Data excerpt:
※ ※ ※
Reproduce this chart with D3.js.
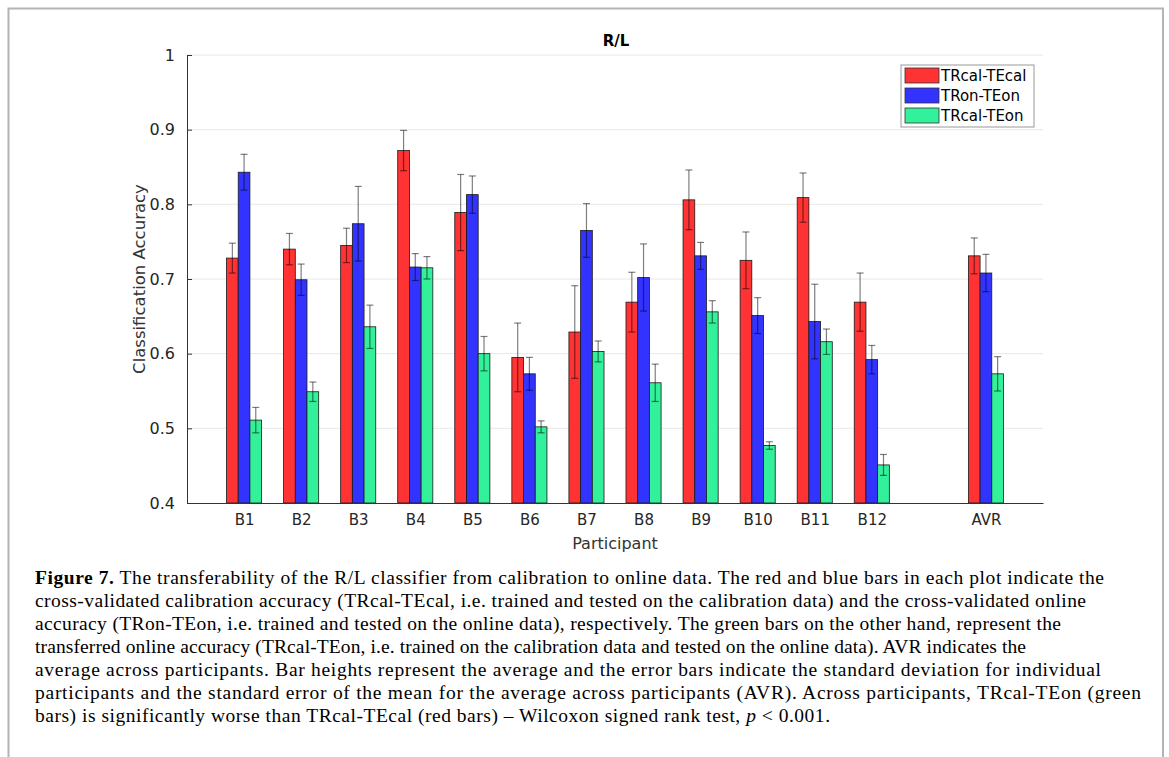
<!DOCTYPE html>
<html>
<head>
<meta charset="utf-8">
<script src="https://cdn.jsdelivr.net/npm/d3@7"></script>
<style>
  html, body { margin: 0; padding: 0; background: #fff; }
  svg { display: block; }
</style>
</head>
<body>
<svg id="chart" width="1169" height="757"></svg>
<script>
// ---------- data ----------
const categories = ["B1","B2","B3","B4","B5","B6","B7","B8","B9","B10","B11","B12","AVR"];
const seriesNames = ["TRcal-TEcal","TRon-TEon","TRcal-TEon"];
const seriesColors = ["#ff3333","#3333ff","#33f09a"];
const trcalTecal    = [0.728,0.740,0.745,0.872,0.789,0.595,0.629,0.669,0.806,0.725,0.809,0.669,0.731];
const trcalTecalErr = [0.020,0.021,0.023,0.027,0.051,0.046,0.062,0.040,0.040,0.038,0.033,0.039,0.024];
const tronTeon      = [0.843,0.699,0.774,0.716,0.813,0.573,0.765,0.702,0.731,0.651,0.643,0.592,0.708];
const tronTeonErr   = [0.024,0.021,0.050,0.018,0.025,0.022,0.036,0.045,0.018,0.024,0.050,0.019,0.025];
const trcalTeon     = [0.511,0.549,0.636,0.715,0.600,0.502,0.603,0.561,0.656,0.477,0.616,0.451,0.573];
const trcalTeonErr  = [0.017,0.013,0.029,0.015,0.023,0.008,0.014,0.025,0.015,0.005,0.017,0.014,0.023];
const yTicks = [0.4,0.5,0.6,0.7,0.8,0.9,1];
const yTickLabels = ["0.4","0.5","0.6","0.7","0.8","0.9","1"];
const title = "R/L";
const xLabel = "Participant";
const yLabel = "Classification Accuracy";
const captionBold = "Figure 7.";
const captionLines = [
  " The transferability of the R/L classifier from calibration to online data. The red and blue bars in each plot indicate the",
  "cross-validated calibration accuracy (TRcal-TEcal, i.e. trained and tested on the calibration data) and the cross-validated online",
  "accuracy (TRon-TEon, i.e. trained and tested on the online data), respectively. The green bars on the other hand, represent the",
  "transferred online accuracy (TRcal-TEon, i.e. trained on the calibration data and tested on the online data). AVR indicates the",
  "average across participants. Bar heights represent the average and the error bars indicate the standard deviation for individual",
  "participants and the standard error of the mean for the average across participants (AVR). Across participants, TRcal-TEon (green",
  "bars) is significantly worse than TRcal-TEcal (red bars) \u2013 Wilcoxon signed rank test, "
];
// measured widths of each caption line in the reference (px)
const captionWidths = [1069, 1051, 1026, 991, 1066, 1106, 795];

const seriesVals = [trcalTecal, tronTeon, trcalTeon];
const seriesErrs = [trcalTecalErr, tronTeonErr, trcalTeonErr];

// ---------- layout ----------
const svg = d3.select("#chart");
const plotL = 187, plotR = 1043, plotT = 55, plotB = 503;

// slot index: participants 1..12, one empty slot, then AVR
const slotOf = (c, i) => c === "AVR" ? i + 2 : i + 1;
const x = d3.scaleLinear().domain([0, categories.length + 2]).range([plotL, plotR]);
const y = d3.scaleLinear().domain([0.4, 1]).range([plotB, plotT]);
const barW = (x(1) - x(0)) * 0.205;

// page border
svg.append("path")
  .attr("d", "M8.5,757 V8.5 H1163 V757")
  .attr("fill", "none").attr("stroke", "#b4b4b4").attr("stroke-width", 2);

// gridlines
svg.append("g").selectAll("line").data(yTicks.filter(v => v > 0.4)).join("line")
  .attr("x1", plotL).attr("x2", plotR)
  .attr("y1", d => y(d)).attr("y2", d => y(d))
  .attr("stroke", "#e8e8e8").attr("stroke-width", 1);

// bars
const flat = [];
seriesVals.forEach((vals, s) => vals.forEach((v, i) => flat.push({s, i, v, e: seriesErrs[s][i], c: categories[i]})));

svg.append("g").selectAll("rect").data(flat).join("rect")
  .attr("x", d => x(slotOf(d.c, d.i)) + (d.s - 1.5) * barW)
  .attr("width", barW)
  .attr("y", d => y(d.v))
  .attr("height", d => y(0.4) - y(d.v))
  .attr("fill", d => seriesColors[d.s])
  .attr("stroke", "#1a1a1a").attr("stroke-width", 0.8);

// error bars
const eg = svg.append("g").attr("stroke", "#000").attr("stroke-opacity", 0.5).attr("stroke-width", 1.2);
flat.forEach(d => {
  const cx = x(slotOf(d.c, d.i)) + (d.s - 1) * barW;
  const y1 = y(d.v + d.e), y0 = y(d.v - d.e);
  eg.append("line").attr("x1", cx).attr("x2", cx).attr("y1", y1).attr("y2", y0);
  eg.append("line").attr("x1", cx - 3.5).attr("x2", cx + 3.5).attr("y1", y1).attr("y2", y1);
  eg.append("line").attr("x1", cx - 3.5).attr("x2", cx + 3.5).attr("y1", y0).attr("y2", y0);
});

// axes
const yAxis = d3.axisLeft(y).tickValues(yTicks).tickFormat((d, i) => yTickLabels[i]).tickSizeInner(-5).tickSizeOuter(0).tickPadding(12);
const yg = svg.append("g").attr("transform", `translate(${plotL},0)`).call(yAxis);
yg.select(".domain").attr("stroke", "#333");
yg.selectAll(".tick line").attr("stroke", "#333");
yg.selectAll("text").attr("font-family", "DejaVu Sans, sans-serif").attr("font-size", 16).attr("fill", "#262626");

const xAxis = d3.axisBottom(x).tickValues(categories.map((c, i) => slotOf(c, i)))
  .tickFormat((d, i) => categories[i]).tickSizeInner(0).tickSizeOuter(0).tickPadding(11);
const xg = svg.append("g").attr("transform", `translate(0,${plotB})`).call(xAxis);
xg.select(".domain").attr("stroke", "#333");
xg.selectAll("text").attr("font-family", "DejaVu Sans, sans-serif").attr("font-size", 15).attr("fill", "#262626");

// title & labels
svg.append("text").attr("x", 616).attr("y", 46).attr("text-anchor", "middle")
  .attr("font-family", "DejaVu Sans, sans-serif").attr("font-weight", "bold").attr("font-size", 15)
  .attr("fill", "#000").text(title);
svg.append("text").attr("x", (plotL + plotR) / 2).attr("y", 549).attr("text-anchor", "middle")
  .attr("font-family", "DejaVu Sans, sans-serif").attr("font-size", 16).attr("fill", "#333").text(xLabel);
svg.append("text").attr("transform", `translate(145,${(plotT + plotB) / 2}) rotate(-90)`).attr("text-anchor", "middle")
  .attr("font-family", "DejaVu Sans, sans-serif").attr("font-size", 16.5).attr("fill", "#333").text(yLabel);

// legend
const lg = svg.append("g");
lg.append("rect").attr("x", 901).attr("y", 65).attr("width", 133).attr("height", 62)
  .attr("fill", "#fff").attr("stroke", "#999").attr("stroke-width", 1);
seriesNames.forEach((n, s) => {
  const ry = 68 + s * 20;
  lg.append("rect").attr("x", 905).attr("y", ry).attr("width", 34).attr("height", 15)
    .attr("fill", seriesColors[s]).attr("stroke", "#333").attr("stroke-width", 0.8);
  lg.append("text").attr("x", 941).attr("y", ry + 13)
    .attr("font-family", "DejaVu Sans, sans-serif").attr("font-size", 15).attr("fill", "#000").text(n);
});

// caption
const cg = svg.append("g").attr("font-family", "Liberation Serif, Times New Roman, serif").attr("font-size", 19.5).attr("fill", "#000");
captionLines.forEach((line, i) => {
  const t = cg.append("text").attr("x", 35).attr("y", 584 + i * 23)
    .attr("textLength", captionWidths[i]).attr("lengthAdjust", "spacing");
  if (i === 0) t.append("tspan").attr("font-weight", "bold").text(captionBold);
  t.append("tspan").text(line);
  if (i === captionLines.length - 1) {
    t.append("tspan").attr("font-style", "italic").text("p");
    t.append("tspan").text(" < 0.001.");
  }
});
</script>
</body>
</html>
※ ※ ※
Request: From the data above, write out everything exactly except the pictures.

Answer to the problem:
Reproduce this chart with D3.js.
<!DOCTYPE html>
<html>
<head>
<meta charset="utf-8">
<script src="https://cdn.jsdelivr.net/npm/d3@7"></script>
<style>
  html, body { margin: 0; padding: 0; background: #fff; }
  svg { display: block; }
</style>
</head>
<body>
<svg id="chart" width="1169" height="757"></svg>
<script>
// ---------- data ----------
const categories = ["B1","B2","B3","B4","B5","B6","B7","B8","B9","B10","B11","B12","AVR"];
const seriesNames = ["TRcal-TEcal","TRon-TEon","TRcal-TEon"];
const seriesColors = ["#ff3333","#3333ff","#33f09a"];
const trcalTecal    = [0.728,0.740,0.745,0.872,0.789,0.595,0.629,0.669,0.806,0.725,0.809,0.669,0.731];
const trcalTecalErr = [0.020,0.021,0.023,0.027,0.051,0.046,0.062,0.040,0.040,0.038,0.033,0.039,0.024];
const tronTeon      = [0.843,0.699,0.774,0.716,0.813,0.573,0.765,0.702,0.731,0.651,0.643,0.592,0.708];
const tronTeonErr   = [0.024,0.021,0.050,0.018,0.025,0.022,0.036,0.045,0.018,0.024,0.050,0.019,0.025];
const trcalTeon     = [0.511,0.549,0.636,0.715,0.600,0.502,0.603,0.561,0.656,0.477,0.616,0.451,0.573];
const trcalTeonErr  = [0.017,0.013,0.029,0.015,0.023,0.008,0.014,0.025,0.015,0.005,0.017,0.014,0.023];
const yTicks = [0.4,0.5,0.6,0.7,0.8,0.9,1];
const yTickLabels = ["0.4","0.5","0.6","0.7","0.8","0.9","1"];
const title = "R/L";
const xLabel = "Participant";
const yLabel = "Classification Accuracy";
const captionBold = "Figure 7.";
const captionLines = [
  " The transferability of the R/L classifier from calibration to online data. The red and blue bars in each plot indicate the",
  "cross-validated calibration accuracy (TRcal-TEcal, i.e. trained and tested on the calibration data) and the cross-validated online",
  "accuracy (TRon-TEon, i.e. trained and tested on the online data), respectively. The green bars on the other hand, represent the",
  "transferred online accuracy (TRcal-TEon, i.e. trained on the calibration data and tested on the online data). AVR indicates the",
  "average across participants. Bar heights represent the average and the error bars indicate the standard deviation for individual",
  "participants and the standard error of the mean for the average across participants (AVR). Across participants, TRcal-TEon (green",
  "bars) is significantly worse than TRcal-TEcal (red bars) \u2013 Wilcoxon signed rank test, "
];
// measured widths of each caption line in the reference (px)
const captionWidths = [1069, 1051, 1026, 991, 1066, 1106, 795];

const seriesVals = [trcalTecal, tronTeon, trcalTeon];
const seriesErrs = [trcalTecalErr, tronTeonErr, trcalTeonErr];

// ---------- layout ----------
const svg = d3.select("#chart");
const plotL = 187, plotR = 1043, plotT = 55, plotB = 503;

// slot index: participants 1..12, one empty slot, then AVR
const slotOf = (c, i) => c === "AVR" ? i + 2 : i + 1;
const x = d3.scaleLinear().domain([0, categories.length + 2]).range([plotL, plotR]);
const y = d3.scaleLinear().domain([0.4, 1]).range([plotB, plotT]);
const barW = (x(1) - x(0)) * 0.205;

// page border
svg.append("path")
  .attr("d", "M8.5,757 V8.5 H1163 V757")
  .attr("fill", "none").attr("stroke", "#b4b4b4").attr("stroke-width", 2);

// gridlines
svg.append("g").selectAll("line").data(yTicks.filter(v => v > 0.4)).join("line")
  .attr("x1", plotL).attr("x2", plotR)
  .attr("y1", d => y(d)).attr("y2", d => y(d))
  .attr("stroke", "#e8e8e8").attr("stroke-width", 1);

// bars
const flat = [];
seriesVals.forEach((vals, s) => vals.forEach((v, i) => flat.push({s, i, v, e: seriesErrs[s][i], c: categories[i]})));

svg.append("g").selectAll("rect").data(flat).join("rect")
  .attr("x", d => x(slotOf(d.c, d.i)) + (d.s - 1.5) * barW)
  .attr("width", barW)
  .attr("y", d => y(d.v))
  .attr("height", d => y(0.4) - y(d.v))
  .attr("fill", d => seriesColors[d.s])
  .attr("stroke", "#1a1a1a").attr("stroke-width", 0.8);

// error bars
const eg = svg.append("g").attr("stroke", "#000").attr("stroke-opacity", 0.5).attr("stroke-width", 1.2);
flat.forEach(d => {
  const cx = x(slotOf(d.c, d.i)) + (d.s - 1) * barW;
  const y1 = y(d.v + d.e), y0 = y(d.v - d.e);
  eg.append("line").attr("x1", cx).attr("x2", cx).attr("y1", y1).attr("y2", y0);
  eg.append("line").attr("x1", cx - 3.5).attr("x2", cx + 3.5).attr("y1", y1).attr("y2", y1);
  eg.append("line").attr("x1", cx - 3.5).attr("x2", cx + 3.5).attr("y1", y0).attr("y2", y0);
});

// axes
const yAxis = d3.axisLeft(y).tickValues(yTicks).tickFormat((d, i) => yTickLabels[i]).tickSizeInner(-5).tickSizeOuter(0).tickPadding(12);
const yg = svg.append("g").attr("transform", `translate(${plotL},0)`).call(yAxis);
yg.select(".domain").attr("stroke", "#333");
yg.selectAll(".tick line").attr("stroke", "#333");
yg.selectAll("text").attr("font-family", "DejaVu Sans, sans-serif").attr("font-size", 16).attr("fill", "#262626");

const xAxis = d3.axisBottom(x).tickValues(categories.map((c, i) => slotOf(c, i)))
  .tickFormat((d, i) => categories[i]).tickSizeInner(0).tickSizeOuter(0).tickPadding(11);
const xg = svg.append("g").attr("transform", `translate(0,${plotB})`).call(xAxis);
xg.select(".domain").attr("stroke", "#333");
xg.selectAll("text").attr("font-family", "DejaVu Sans, sans-serif").attr("font-size", 15).attr("fill", "#262626");

// title & labels
svg.append("text").attr("x", 616).attr("y", 46).attr("text-anchor", "middle")
  .attr("font-family", "DejaVu Sans, sans-serif").attr("font-weight", "bold").attr("font-size", 15)
  .attr("fill", "#000").text(title);
svg.append("text").attr("x", (plotL + plotR) / 2).attr("y", 549).attr("text-anchor", "middle")
  .attr("font-family", "DejaVu Sans, sans-serif").attr("font-size", 16).attr("fill", "#333").text(xLabel);
svg.append("text").attr("transform", `translate(145,${(plotT + plotB) / 2}) rotate(-90)`).attr("text-anchor", "middle")
  .attr("font-family", "DejaVu Sans, sans-serif").attr("font-size", 16.5).attr("fill", "#333").text(yLabel);

// legend
const lg = svg.append("g");
lg.append("rect").attr("x", 901).attr("y", 65).attr("width", 133).attr("height", 62)
  .attr("fill", "#fff").attr("stroke", "#999").attr("stroke-width", 1);
seriesNames.forEach((n, s) => {
  const ry = 68 + s * 20;
  lg.append("rect").attr("x", 905).attr("y", ry).attr("width", 34).attr("height", 15)
    .attr("fill", seriesColors[s]).attr("stroke", "#333").attr("stroke-width", 0.8);
  lg.append("text").attr("x", 941).attr("y", ry + 13)
    .attr("font-family", "DejaVu Sans, sans-serif").attr("font-size", 15).attr("fill", "#000").text(n);
});

// caption
const cg = svg.append("g").attr("font-family", "Liberation Serif, Times New Roman, serif").attr("font-size", 19.5).attr("fill", "#000");
captionLines.forEach((line, i) => {
  const t = cg.append("text").attr("x", 35).attr("y", 584 + i * 23)
    .attr("textLength", captionWidths[i]).attr("lengthAdjust", "spacing");
  if (i === 0) t.append("tspan").attr("font-weight", "bold").text(captionBold);
  t.append("tspan").text(line);
  if (i === captionLines.length - 1) {
    t.append("tspan").attr("font-style", "italic").text("p");
    t.append("tspan").text(" < 0.001.");
  }
});
</script>
</body>
</html>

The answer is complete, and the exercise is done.